The cab came and I made her give me a real kiss before she got in. I caught my own cab shortly after and went home I was bummed that I couldn’t close it, but I still have two more nights in DC so no big deal. I didn’t get her number. I did give her a clever, useful little tchotchke about my company. It has my name and contact info on it, and it’s the kind of thing she will keep, so perhaps she’ll look me up down the road. (I’m intentionally not saying exactly what it is to protect my anonymity.)

I also could’ve done a little more push-pull with her and gotten her talking about her sense of adventure.

I’ve never tried this, but I’ve heard that when a girl brings up an obstacle like her mom waiting for her, you can often defeat it with a total non-sequitur excuse like “don’t worry I’m wearing my black overcoat tonight, so she’s cool.” I wish I had thought to try that. Next time.

Finally, I think in retrospect I could’ve dragged her to the bathroom and at least done the kiss close there, maybe even f-close. Waiting until the end of the night made for too much pressure.

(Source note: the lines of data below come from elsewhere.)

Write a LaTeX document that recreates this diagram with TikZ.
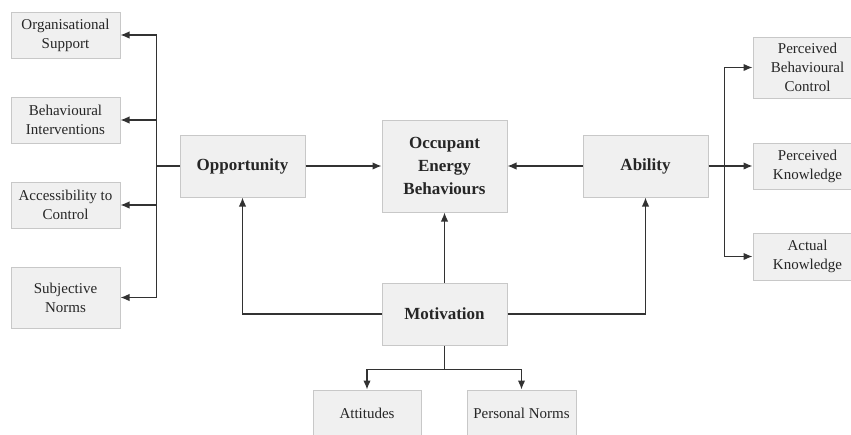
\documentclass[tikz,border=0pt]{standalone}
\usepackage{fontspec}
\setmainfont{Liberation Serif}
\usetikzlibrary{arrows.meta}
\definecolor{BoxFill}{RGB}{240, 240, 240}
\definecolor{BoxLine}{RGB}{200, 200, 200}
\definecolor{LineGray}{RGB}{50, 50, 50}

\begin{document}
\begin{tikzpicture}[x=1pt, y=-1pt,
  factor/.style={draw=BoxLine, fill=BoxFill, line width=1pt, align=center,
    inner sep=2pt, font=\fontsize{15}{19}\selectfont, text=black!85},
  core/.style={factor, minimum width=125pt, minimum height=62pt,
    font=\fontsize{17}{23}\selectfont\bfseries},
  link/.style={draw=LineGray, line width=1.3pt},
  arr/.style={link, -{Latex[length=9pt, width=7.5pt]}}]
\useasboundingbox (0,0) rectangle (851,434);

% main constructs
\node[core] (opp) at (242.5,166) {Opportunity};
\node[core, minimum height=92pt] (oeb) at (444.5,166) {Occupant\\Energy\\Behaviours};
\node[core] (abil) at (645.5,166) {Ability};
\node[core] (mot) at (444.5,314) {Motivation};

% opportunity factors
\node[factor, minimum width=109pt, minimum height=46pt] (org) at (65.5,35) {Organisational\\Support};
\node[factor, minimum width=109pt, minimum height=46pt] (beh) at (65.5,120) {Behavioural\\Interventions};
\node[factor, minimum width=109pt, minimum height=46pt] (acc) at (65.5,205) {Accessibility to\\Control};
\node[factor, minimum width=109pt, minimum height=61pt] (subj) at (65.5,297.5) {Subjective\\Norms};

% ability factors
\node[factor, minimum width=109pt, minimum height=61pt] (pbc) at (807.5,67.5) {Perceived\\Behavioural\\Control};
\node[factor, minimum width=109pt, minimum height=46pt] (pk) at (807.5,166) {Perceived\\Knowledge};
\node[factor, minimum width=109pt, minimum height=47pt] (ak) at (807.5,256.5) {Actual\\Knowledge};

% motivation factors
\node[factor, minimum width=108pt, minimum height=46pt] (att) at (367,413) {Attitudes};
\node[factor, minimum width=109pt, minimum height=46pt] (pn) at (521.5,413) {Personal Norms};

% into the behaviour box
\draw[arr] (opp) -- (oeb);
\draw[arr] (abil) -- (oeb);
\draw[arr] (mot) -- (oeb);
\draw[arr] (mot.west) -| (opp.south);
\draw[arr] (mot.east) -| (abil.south);

% branches
\draw[link] (opp.west) -- ++(-23,0) coordinate (lj);
\foreach \n in {org, beh, acc, subj}
  \draw[arr] (lj) |- (\n.east);
\draw[link] (abil.east) -- ++(16,0) coordinate (rj);
\foreach \n in {pbc, pk, ak}
  \draw[arr] (rj) |- (\n.west);
\draw[link] (mot.south) -- ++(0,24) coordinate (bj);
\draw[arr] (bj) -| (att.north);
\draw[arr] (bj) -| (pn.north);
\end{tikzpicture}
\end{document}
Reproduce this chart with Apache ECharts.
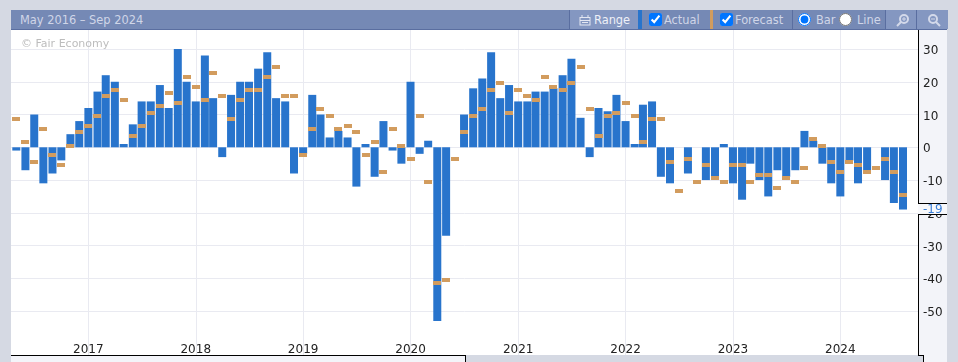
<!DOCTYPE html>
<html>
<head>
<meta charset="utf-8">
<script src="https://cdn.jsdelivr.net/npm/echarts@6/dist/echarts.min.js"></script>
<style>
  html, body { margin: 0; padding: 0; width: 958px; height: 362px; overflow: hidden; background: #d5d9e3; font-family: "DejaVu Sans", sans-serif; font-size: 12px; }
  #chart { position: absolute; left: 0; top: 0; width: 958px; height: 362px; }
  .abs { position: absolute; }
  #bar { left: 11px; top: 10px; width: 936px; height: 19px; background: #7589b5; border-bottom: 1px solid #5a6ea0; }
  .txt { position: absolute; top: 13px; line-height: 14px; font-size: 11.4px; color: #d0d6e8; white-space: nowrap; }
  .sec { position: absolute; top: 10px; height: 19px; border-left: 1px solid #5a6ea0; }
  .light { background: #8497c1; }
  input { position: absolute; margin: 0; }
</style>
</head>
<body>
  <!-- panels behind the chart -->
  <div class="abs" style="left:918px;top:30px;width:29px;height:325px;background:#f3f4f9"></div>
  <div class="abs" style="left:923px;top:355px;width:24px;height:7px;background:#f3f4f9;border-left:1px solid #000;box-sizing:border-box"></div>
  <div class="abs" style="left:11px;top:355px;width:455px;height:7px;background:#f3f4f9;border-top:1px solid #000;border-right:1px solid #000;box-sizing:border-box"></div>

  <div id="chart"></div>

  <!-- toolbar -->
  <div class="abs" id="bar"></div>
  <div class="txt" style="left:20px">May 2016 – Sep 2024</div>
  <div class="sec light" style="left:569px;width:68px"></div>
  <svg class="abs" style="left:579px;top:14px" width="12" height="12" viewBox="0 0 12 12" fill="none" stroke="#e3e7f2">
    <rect x="1" y="3.5" width="10" height="7.5"/><path d="M1 6.5h10M3 1v3M9 1v3M3 8.5h6"/>
  </svg>
  <div class="txt" style="left:594px;color:#eef0f7">Range</div>
  <div class="abs" style="left:638px;top:10px;width:4px;height:19px;background:#2874cc"></div>
  <input type="checkbox" checked style="left:649px;top:13px;width:13px;height:13px">
  <div class="txt" style="left:664px">Actual</div>
  <div class="abs" style="left:710px;top:10px;width:3px;height:19px;background:#d29c5e"></div>
  <input type="checkbox" checked style="left:720px;top:13px;width:13px;height:13px">
  <div class="txt" style="left:735px">Forecast</div>
  <div class="sec" style="left:792px;width:92px"></div>
  <input type="radio" name="mode" checked style="left:798px;top:13px;width:13px;height:13px">
  <div class="txt" style="left:816px">Bar</div>
  <input type="radio" name="mode" style="left:839px;top:13px;width:13px;height:13px">
  <div class="txt" style="left:857px">Line</div>
  <div class="sec light" style="left:885px;width:30px"></div>
  <svg class="abs" style="left:896px;top:13px" width="14" height="14" viewBox="0 0 14 14" fill="none" stroke="#d3d9ea" stroke-width="2">
    <circle cx="8" cy="6" r="4"/><path d="M5 9l-4 4"/><path d="M6 6h4M8 4v4" stroke-width="1"/>
  </svg>
  <div class="sec light" style="left:916px;width:31px"></div>
  <svg class="abs" style="left:927px;top:13px" width="14" height="14" viewBox="0 0 14 14" fill="none" stroke="#d3d9ea" stroke-width="2">
    <circle cx="6" cy="6" r="4"/><path d="M9 9l4 4"/><path d="M4 6h4" stroke-width="1"/>
  </svg>

  <script>
    const actual = [
      -1, -7, 10, -11, -8, -4, 4, 8,
      12, 17, 22, 20, 1, 7, 14, 14, 19, 12, 30, 20, 14, 28, 15, -3,
      16, 20, 20, 24, 29, 15, 14, -8,
      -2, 16, 10, 3, 5, 3, -12, 1, -9, 8, -1, -5,
      20, -2, 2, -53, -27, 0, 10, 18, 21, 29, 15, 19,
      14, 14, 17, 17, 18, 22, 27, 9, -3, 12, 11, 16,
      8, 1, 13, 14, -9, -11, 0, -8, 0, -10, -9, 1,
      -11, -16, -5, -10, -15, -7, -9, -7, 5, 2, -5, -11,
      -15, -4, -11, -7, 0, -10, -17, -19
    ];
    const forecast = [
      9, 2, -4, 6, -2, -5, 1, 5,
      7, 10, 16, 18, 15, 4, 7, 11, 13, 17, 14, 22, 19, 15, 23, 16,
      9, 15, 18, 18, 22, 25, 16, 16,
      -2, 6, 12, 10, 6, 7, 5, -2, 2, -7, 6, 1,
      -3, 10, -10, -41, -40, -3, 5, 10, 12, 18, 20, 11,
      18, 16, 15, 22, 19, 18, 20, 25, 12, 4, 10, 11,
      14, 10, 2, 9, 9, -4, -13, -3, -10, -5, -9, -10,
      -5, -5, -10, -8, -8, -12, -9, -10, -6, 3, 1, -4,
      -7, -4, -5, -7, -6, -3, -7, -14
    ];
    const yTicks = [30, 20, 10, 0, -10, -20, -30, -40, -50];
    const years = [2017, 2018, 2019, 2020, 2021, 2022, 2023, 2024];

    const months = actual.map((v, i) => new Date(2016, 4 + i, 1).getTime());
    const yearTicks = years.map((y) => new Date(y, 0, 1).getTime());
    const gridColor = "#e9eaf1";

    const myChart = echarts.init(document.getElementById("chart"), null, { renderer: "canvas" });
    myChart.setOption({
      animation: false,
      backgroundColor: "transparent",
      title: {
        text: "© Fair Economy",
        left: 16,
        top: 34,
        textStyle: { color: "#bdbdbd", fontSize: 11, fontWeight: "normal", fontFamily: "DejaVu Sans" },
      },
      grid: { left: 11, right: 40, top: 30, bottom: 7, show: true, backgroundColor: "#fff", borderWidth: 0 },
      xAxis: {
        // timestamps on a value axis, so the year lines can be given directly
        type: "value",
        min: new Date(2016, 3, 13).getTime(),
        max: new Date(2024, 8, 21).getTime(),
        axisLine: { show: false },
        axisTick: { show: false, customValues: yearTicks },
        splitLine: { show: true, lineStyle: { color: gridColor, width: 1 } },
        axisLabel: {
          inside: true,
          margin: -1,
          customValues: yearTicks,
          formatter: (v) => String(new Date(v).getFullYear()),
          color: "#222",
          fontSize: 12,
          fontFamily: "DejaVu Sans",
        },
      },
      yAxis: {
        type: "value",
        position: "right",
        min: -63.4,
        max: 35.8,
        axisLine: { show: false },
        axisTick: { show: false, customValues: yTicks },
        splitLine: { show: true, lineStyle: { color: gridColor, width: 1 } },
        axisLabel: {
          margin: 5,
          customValues: yTicks,
          formatter: "{v|{value}}",
          rich: {
            v: { padding: [4, 0, 0, 0], color: "#222", fontSize: 12, fontFamily: "DejaVu Sans" },
          },
        },
      },
      series: [
        {
          name: "Actual",
          type: "bar",
          barWidth: 8,
          itemStyle: { color: "#2874cc" },
          data: months.map((m, i) => [m, actual[i]]),
        },
        {
          name: "Forecast",
          type: "custom",
          z: 3,
          clip: false,
          encode: { x: 0, y: 1 },
          renderItem: function (params, api) {
            const c = api.coord([api.value(0), api.value(1)]);
            return {
              type: "rect",
              shape: { x: Math.round(c[0] - 4), y: Math.floor(c[1]), width: 8, height: 4 },
              style: { fill: "#d29c5e" },
            };
          },
          data: months.map((m, i) => [m, forecast[i]]),
        },
      ],
    });

    // right axis line with the flag for the latest value
    const last = actual[actual.length - 1];
    const lastY = Math.round(myChart.convertToPixel({ yAxisIndex: 0 }, last));
    myChart.setOption({
      graphic: [
        { type: "rect", z: 10, shape: { x: 918, y: lastY - 7, width: 29, height: 11 }, style: { fill: "#f7f8fb" } },
        { type: "line", z: 11, shape: { x1: 918.5, y1: 30, x2: 918.5, y2: lastY - 7 }, style: { stroke: "#000" } },
        { type: "line", z: 11, shape: { x1: 918.5, y1: lastY + 4, x2: 918.5, y2: 355 }, style: { stroke: "#000" } },
        { type: "line", z: 11, shape: { x1: 918, y1: 355.5, x2: 924, y2: 355.5 }, style: { stroke: "#000" } },
        { type: "line", z: 11, shape: { x1: 918, y1: lastY - 6.5, x2: 947, y2: lastY - 6.5 }, style: { stroke: "#000" } },
        { type: "line", z: 11, shape: { x1: 918, y1: lastY + 4.5, x2: 947, y2: lastY + 4.5 }, style: { stroke: "#000" } },
        {
          type: "text",
          z: 12,
          style: { x: 923, y: lastY - 6, text: String(last), fill: "#3a7fd9", font: "12px 'DejaVu Sans'" },
        },
      ],
    });
    window.onresize = myChart.resize;
  </script>
</body>
</html>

Interesting side note: We had to take a cab to the bar from the stop, which she paid for. I offered to chip in and she said I could make it up by buying her a drink. But then at the bar she ended up paying for all the drinks too. Score! I think? From what I could tell she’s broke – lots of student debt, only a PT job, lives with parents. All of her friends were in their early twenties and complaining about not having money or good jobs. Maybe that helped her feel less guilty about almost-cheating on her BF.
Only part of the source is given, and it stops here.